How to use this calculator
- Pick the resonator type. Choose quarter-wave side branch or Helmholtz cavity and neck mode.
- Enter the target tone. Use the drone, intake or duct frequency you want to notch.
- Set gas temperature and geometry. Enter average gas temperature, branch or neck diameter, end correction and cavity volume when needed.
- Compare the actual package. Review target length, actual tuning frequency, tuning error and engine RPM equivalent.
How it works
The calculator first estimates acoustic speed from the entered gas temperature: c = sqrt(gamma x R x T). Quarter-wave mode then uses Le = c / (4f), and subtracts the entered end correction to report physical branch length.
Helmholtz mode uses f = c / (2pi) x sqrt(A / (V x Le)), where A is total neck area, V is cavity volume and Le is effective neck length.

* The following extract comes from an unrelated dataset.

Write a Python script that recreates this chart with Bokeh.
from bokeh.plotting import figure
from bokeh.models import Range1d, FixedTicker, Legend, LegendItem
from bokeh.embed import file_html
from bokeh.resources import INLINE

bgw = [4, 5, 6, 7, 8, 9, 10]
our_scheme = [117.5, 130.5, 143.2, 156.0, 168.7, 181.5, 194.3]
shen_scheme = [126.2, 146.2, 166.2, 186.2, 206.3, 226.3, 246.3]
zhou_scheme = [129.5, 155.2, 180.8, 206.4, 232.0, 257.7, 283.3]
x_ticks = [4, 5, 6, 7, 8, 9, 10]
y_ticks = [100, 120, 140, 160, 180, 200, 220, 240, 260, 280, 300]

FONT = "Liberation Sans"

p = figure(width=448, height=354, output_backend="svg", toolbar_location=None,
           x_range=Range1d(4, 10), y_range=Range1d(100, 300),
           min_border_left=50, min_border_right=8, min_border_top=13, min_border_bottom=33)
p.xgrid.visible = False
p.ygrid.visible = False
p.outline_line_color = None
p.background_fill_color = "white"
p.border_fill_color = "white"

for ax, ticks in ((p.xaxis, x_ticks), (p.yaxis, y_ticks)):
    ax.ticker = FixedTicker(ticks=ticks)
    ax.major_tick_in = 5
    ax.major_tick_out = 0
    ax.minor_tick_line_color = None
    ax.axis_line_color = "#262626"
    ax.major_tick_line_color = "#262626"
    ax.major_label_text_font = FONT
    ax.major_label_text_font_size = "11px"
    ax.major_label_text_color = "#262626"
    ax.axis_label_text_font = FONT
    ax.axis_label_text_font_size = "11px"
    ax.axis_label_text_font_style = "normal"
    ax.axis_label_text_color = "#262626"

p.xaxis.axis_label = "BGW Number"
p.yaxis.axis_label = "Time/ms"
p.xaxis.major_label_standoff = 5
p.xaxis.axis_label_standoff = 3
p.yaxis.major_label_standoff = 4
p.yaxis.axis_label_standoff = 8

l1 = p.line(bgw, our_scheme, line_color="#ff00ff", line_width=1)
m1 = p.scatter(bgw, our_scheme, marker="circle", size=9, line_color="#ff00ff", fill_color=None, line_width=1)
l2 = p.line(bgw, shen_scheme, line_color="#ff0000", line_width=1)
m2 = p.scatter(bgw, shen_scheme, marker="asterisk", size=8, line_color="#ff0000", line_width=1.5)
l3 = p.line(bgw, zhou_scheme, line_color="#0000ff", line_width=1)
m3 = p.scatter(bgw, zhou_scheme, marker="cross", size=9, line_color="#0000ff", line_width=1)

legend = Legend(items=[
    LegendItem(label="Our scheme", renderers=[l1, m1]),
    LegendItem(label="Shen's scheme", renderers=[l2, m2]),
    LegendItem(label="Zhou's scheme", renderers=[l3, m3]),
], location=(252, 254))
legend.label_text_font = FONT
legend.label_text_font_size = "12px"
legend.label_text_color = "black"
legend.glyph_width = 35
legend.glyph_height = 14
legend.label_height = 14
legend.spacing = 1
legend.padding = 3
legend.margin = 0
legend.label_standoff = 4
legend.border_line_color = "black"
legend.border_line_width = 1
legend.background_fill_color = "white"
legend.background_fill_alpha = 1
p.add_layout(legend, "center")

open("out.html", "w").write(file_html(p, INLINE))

Use the engine RPM calculator or gear speed table when the drone only happens at a particular road speed and gear.
Worked example
Verified against the live calculator
A 120 Hz exhaust drone at 450 deg C gives a speed of sound near 539 m/s. A quarter-wave side branch needs about 1.12 m of effective acoustic length. With a 12 mm end correction, the physical branch target is about 1.11 m.
Frequently asked questions
What does the exhaust resonator calculator size?

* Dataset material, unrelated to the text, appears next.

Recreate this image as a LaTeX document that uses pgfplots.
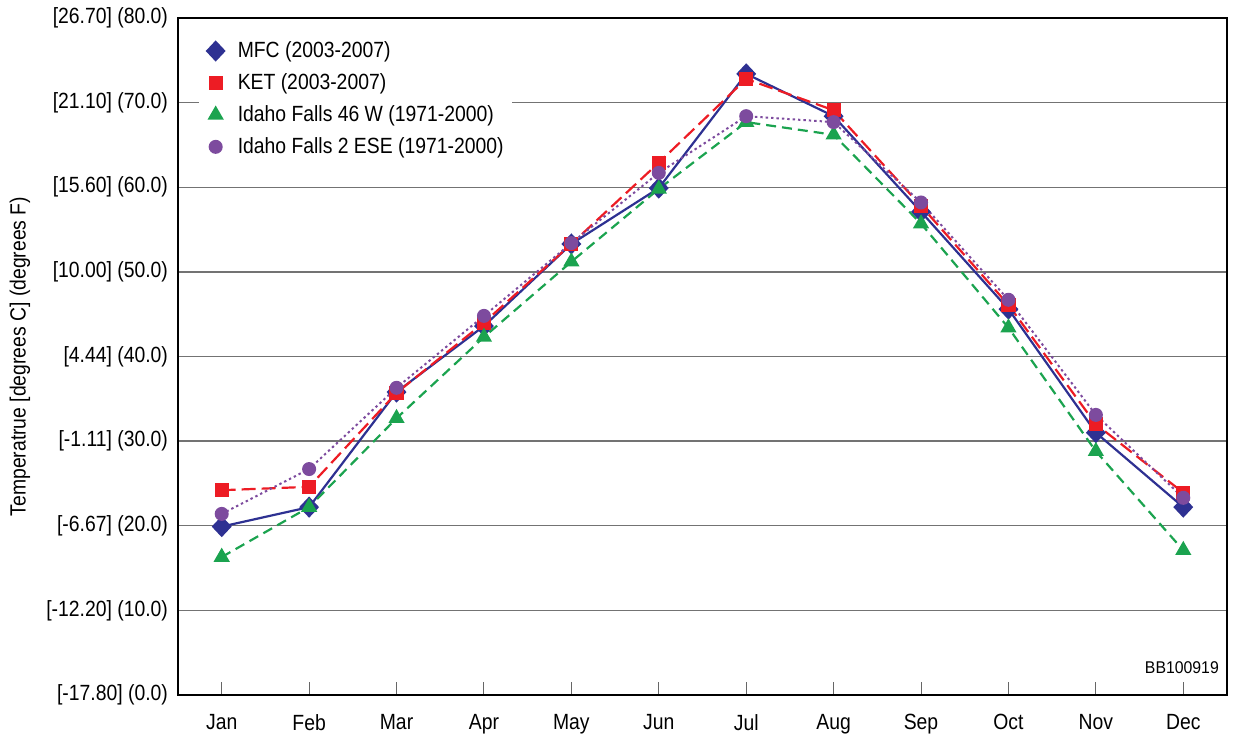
\documentclass[border=0pt]{standalone}
\usepackage{pgfplots}
\pgfplotsset{compat=1.18}
\usepackage{fontspec}
\setmainfont{Liberation Sans}
\definecolor{mfc}{HTML}{2E3192}
\definecolor{ket}{HTML}{ED1C24}
\definecolor{ifw}{HTML}{1BA34F}
\definecolor{ife}{HTML}{7D4B9E}
\newcommand{\lblfont}{\fontsize{11}{13}\selectfont\addfontfeatures{FakeStretch=0.88}}
\pgfplotstableread{
x MFC KET IFW IFE
1 19.9 24.2 16.3 21.4
2 22.2 24.6 22.2 26.7
3 35.8 35.7 32.7 36.3
4 43.6 44.0 42.3 44.8
5 53.3 53.3 51.2 53.4
6 59.9 62.9 59.8 61.7
7 73.4 72.8 67.7 68.4
8 68.4 69.1 66.2 67.7
9 57.1 57.8 55.7 58.2
10 45.6 46.1 43.4 46.7
11 31.0 32.0 28.8 33.1
12 22.2 23.9 17.1 23.3
}\data
\begin{document}
\begin{tikzpicture}
\begin{axis}[
  at={(0,0)}, anchor=south west,
  scale only axis,
  width=524.5pt, height=338.5pt,
  xmin=0.5, xmax=12.5, ymin=0, ymax=80,
  xtick={1,...,12},
  xticklabels={Jan,Feb,Mar,Apr,May,Jun,Jul,Aug,Sep,Oct,Nov,Dec},
  ytick={0,10,...,80},
  yticklabels={{[-17.80] (0.0)},{[-12.20] (10.0)},{[-6.67] (20.0)},{[-1.11] (30.0)},{[4.44] (40.0)},{[10.00] (50.0)},{[15.60] (60.0)},{[21.10] (70.0)},{[26.70] (80.0)}},
  ymajorgrids,
  grid style={black!55, line width=0.7pt},
  axis line style={black, line width=1pt},
  xtick style={black!60, line width=0.5pt},
  xtick pos=bottom, ytick style={draw=none},
  tick align=inside,
  major tick length=6.5pt,
  tick label style={font=\lblfont},
  yticklabel style={xshift=-1.5pt},
  xticklabel style={yshift=-6pt},
  ylabel={Temperatrue [degrees C] (degrees F)},
  ylabel style={font=\lblfont, at={(axis description cs:-0.1506,0.5)}, anchor=center},
  legend style={at={(axis description cs:0.0200,0.9806)}, anchor=north west, draw=none, fill=white,
    font=\lblfont, row sep=2.5pt, inner xsep=2pt, inner ysep=3pt},
  legend cell align=left,
  legend image code/.code={\path (0.2cm-5.6pt,0pt) (0.2cm+8.5pt,0pt); \draw[#1] plot[only marks] coordinates {(0.2cm,0cm)};},
  clip=false,
]
\addplot[mfc, line width=1.1pt, mark=diamond*, mark size=4.5pt, mark options={solid, fill=mfc, xscale=1.25}] table[x=x,y=MFC]{\data};
\addlegendentry{MFC (2003-2007)}
\addplot[ket, line width=1.1pt, dash pattern=on 7pt off 3pt, mark=square*, mark size=3pt, mark options={solid, fill=ket}] table[x=x,y=KET]{\data};
\addlegendentry{KET (2003-2007)}
\addplot[ifw, line width=1.1pt, dash pattern=on 5pt off 3pt, mark=triangle*, mark size=3.6pt, mark options={solid, fill=ifw}] table[x=x,y=IFW]{\data};
\addlegendentry{Idaho Falls 46 W (1971-2000)}
\addplot[ife, line width=1pt, dash pattern=on 1.2pt off 1.5pt, mark=*, mark size=3pt, mark options={solid, fill=ife}] table[x=x,y=IFE]{\data};
\addlegendentry{Idaho Falls 2 ESE (1971-2000)}
\node[anchor=center, font=\fontsize{8.5}{10}\selectfont\addfontfeatures{FakeStretch=0.93}] at (rel axis cs:0.957,0.040) {BB100919};
\end{axis}
\pgfresetboundingbox
\path[use as bounding box] (-89pt,-21.5pt) rectangle (527.5pt,347.5pt);
\end{tikzpicture}
\end{document}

It sizes either a quarter-wave side branch length or a Helmholtz resonator neck length for a target tone frequency using the entered gas temperature.
Should I use quarter-wave or Helmholtz mode?
Use quarter-wave mode for a closed side tube or branch tuned to a narrow drone frequency. Use Helmholtz mode when a cavity volume is connected to the exhaust, intake or duct through one or more necks.
Why does gas temperature matter?
The tuning frequency depends on speed of sound. Exhaust gas at 450 deg C has a much higher sound speed than room-temperature air, so the same branch length tunes to a higher frequency.
Does this predict muffler transmission loss or backpressure?
No. It is a resonator frequency screen only. Transmission loss, insertion loss, flow, perforations, packing, pressure drop, durability and heat require a deeper acoustic and mechanical design.
Method & assumptions
- Quarter-wave side branch mode treats the branch as a closed-end side resonator with an entered end-correction allowance.
- Helmholtz cavity + neck mode is a lumped model using total neck area and entered cavity volume.
- Gas temperature is Celsius-only so absolute temperature is not mis-converted by the unit toggle.
- Real exhaust and intake systems can shift from flow, bends, perforated tube, packing, temperature gradient, shell compliance and nearby volume effects.
- This page does not calculate muffler transmission loss, insertion loss, pressure drop, emissions compliance, heat shielding, fatigue or packaging approval.